(WHAT YOU SHOULD DO) Take the listing from its first line through the line that contains "XAxis, YAxis, CartesianGrid" and please retype those lines exactly, leaving out the pictures.
────
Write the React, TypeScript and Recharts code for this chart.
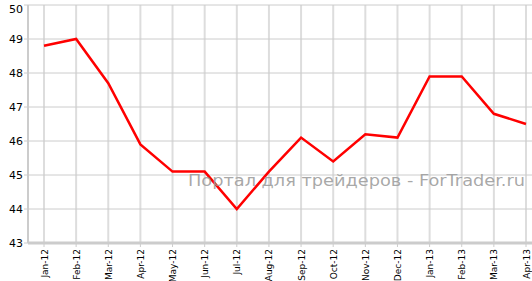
import React from "react";
import { LineChart, Line, XAxis, YAxis, CartesianGrid } from "recharts";

const months = ["Jan-12","Feb-12","Mar-12","Apr-12","May-12","Jun-12","Jul-12","Aug-12","Sep-12","Oct-12","Nov-12","Dec-12","Jan-13","Feb-13","Mar-13","Apr-13"];
const values = [48.8, 49.0, 47.7, 45.9, 45.1, 45.1, 44.0, 45.1, 46.1, 45.4, 46.2, 46.1, 47.9, 47.9, 46.8, 46.5];
const yTicks = [43, 44, 45, 46, 47, 48, 49, 50];
const watermark = "Портал для трейдеров - ForTrader.ru";

const data = months.map((m, i) => ({ month: m, value: values[i] }));

const FONT = "'DejaVu Sans', Verdana, sans-serif";

const XTick = (props: any) => {
  const { x, y, payload } = props;
  return (
    <g transform={`translate(${x},${y})`}>
      <text
        x={0}
        y={0}
        dy={3.5}
        textAnchor="end"
        transform="rotate(-90)"
        fontSize={9}
        fontFamily={FONT}
        fill="#000"
      >
        {payload.value}
      </text>
    </g>
  );
};

const YTick = (props: any) => {
  const { x, y, payload } = props;
  const yy = Math.max(Number(y), 9);
  return (
    <text x={x} y={yy + 4} textAnchor="end" fontSize={11} fontFamily={FONT} fill="#000">
      {payload.value}
    </text>
  );
};

export default function App() {
  return (
    <div
      style={{
        position: "fixed",
        top: 0,
        left: 0,
        width: 532,
        height: 281,
        overflow: "hidden",
        background: "#fff",
      }}
    >
      <LineChart
        width={542}
        height={281}
        data={data}
        margin={{ top: 5, right: 0, left: 0, bottom: 0 }}
      >
        <CartesianGrid horizontal={false} stroke="#dddddd" strokeWidth={2} />
        <CartesianGrid vertical={false} stroke="#cccccc" strokeWidth={1} />
        <XAxis
          dataKey="month"
          height={38}
          interval={0}
          padding={{ left: 16, right: 16 }}
          tick={<XTick />}
          tickSize={4}
          tickMargin={2}
          stroke="#cccccc"
          axisLine={{ stroke: "#cccccc", strokeWidth: 3 }}
          tickLine={{ stroke: "#cccccc", strokeWidth: 1 }}
        />
        <YAxis
          width={28}
          domain={[43, 50]}
          ticks={yTicks}
          interval={0}
          tick={<YTick />}
          tickSize={4}
          tickMargin={1}
          axisLine={{ stroke: "#cccccc", strokeWidth: 2 }}
          tickLine={{ stroke: "#cccccc", strokeWidth: 1 }}
        />
        <Line
          type="linear"
          dataKey="value"
          stroke="#ff0000"
          strokeWidth={2.5}
          dot={false}
          activeDot={false}
          isAnimationActive={false}
        />
      </LineChart>
      <svg
        width={532}
        height={281}
        style={{ position: "absolute", left: 0, top: 0, pointerEvents: "none" }}
      >
        <text
          x={188}
          y={186}
          fontSize={16}
          fontFamily={FONT}
          fill="#999999"
          fillOpacity={0.85}
          textLength={337}
          lengthAdjust="spacingAndGlyphs"
        >
          {watermark}
        </text>
      </svg>
    </div>
  );
}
────
(OUTPUT OF THE EXERCISE)
Write the React, TypeScript and Recharts code for this chart.
import React from "react";
import { LineChart, Line, XAxis, YAxis, CartesianGrid } from "recharts";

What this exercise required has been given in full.